Pipe vs stdin redirection

$ foo | bar

Your standard Unix pipe. It connects foo's stdout with bar's stdin -- essentially, foo sends data to bar.

But what if bar takes ~1 second to start? Does foo output a single line and then wait for bar to consume it? Or does it write until it can't anymore and becomes "blocked" on I/O?

I had a realization the other day that I should have known to begin with. The latter scenario was true, but I wanted to see it in action:

$ yes | tee >(sleep 1) | wc -c
  • yes repeatedly outputs a literal 'y' character to stdout
  • tee takes input and sends it to two places:
    • stdout (that is, the stdout of tee)
    • another file descriptor (fd)
  • sleep 1 will sleep for 1 second
  • wc -c will count the number of bytes on its stdin

The whole pipeline reads: Run yes (which outputs y as fast as possible) and send that data into tee. tee should read data as fast as possible, printing to its stdout as well as sending data to sleep. The sleep call won't do anything with its stdin -- it just sleeps for 1 second. wc -c reads the bytes which tee outputs.

Each one of these commands, yes, tee, sleep, wc, will all spawn their own processes and execute independently, though their stdins and stdouts are connected in some pipeline.

sleep, which doesn't read from its stdin, will eventually exit which will cause tee to receive a signal that the fd it was instructed to write to is no longer open. tee will then exit, causing yes to exit since its stdout fd is no longer open.

The scenario here is that if there wasn't some type of pipe buffer maximum size, yes could write data unbounded and either fill RAM or consume disk to the point that resources are hogged or the system crashes.

There is a size limit to the pipe buffer, and in our example we see the amount of data written to the buffer before yes is blocked is 69632 bytes.
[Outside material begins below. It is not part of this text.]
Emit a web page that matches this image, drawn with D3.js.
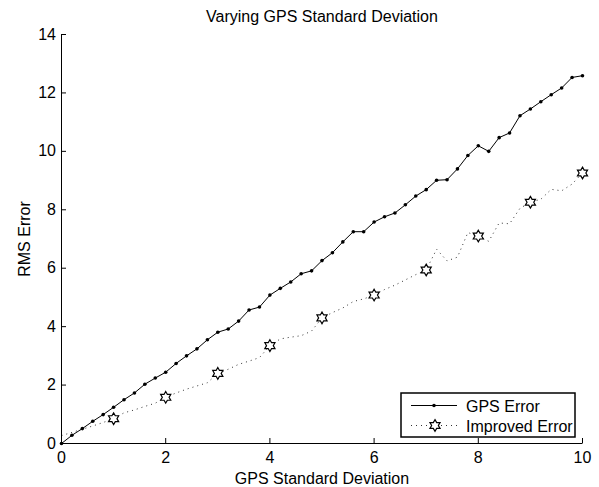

This size is different on varying systems and can even be different per process.

Regardless, just to prove a point, this number shouldn't change even if we give the whole pipeline more time to write:

$ yes | tee >(sleep 1) | wc -c

$ yes | tee >(sleep 2) | wc -c

But, what about a semantically equivalent Bash expression?

$ tee >(sleep 1) < <(yes) | wc -c
69632  # Spoilers!  
  • tee is the same as above, but this time uses the < operator to specify which fd to use as stdin
  • yes is the same as above, but...
    • <() syntax essentially creates a temporary file descriptor
  • wc -c is the same as above

Here, the pipeline reads exactly the same with one small exception: yes writes to a temporary fd which tee uses as its input.

The questions to ask here are:

  1. Does process substitution (<()) make an in-RAM fd or is it potentially written to disk?
  2. Does it behave just like the pipe operator (|) or is it better to use it in certain scenarios?

I will have to dive into the system calls made between the two calls at a later point, but for now I am satisfied that this is nearly identical between the two contexts on account of the same number of bytes being written before yes becomes blocked.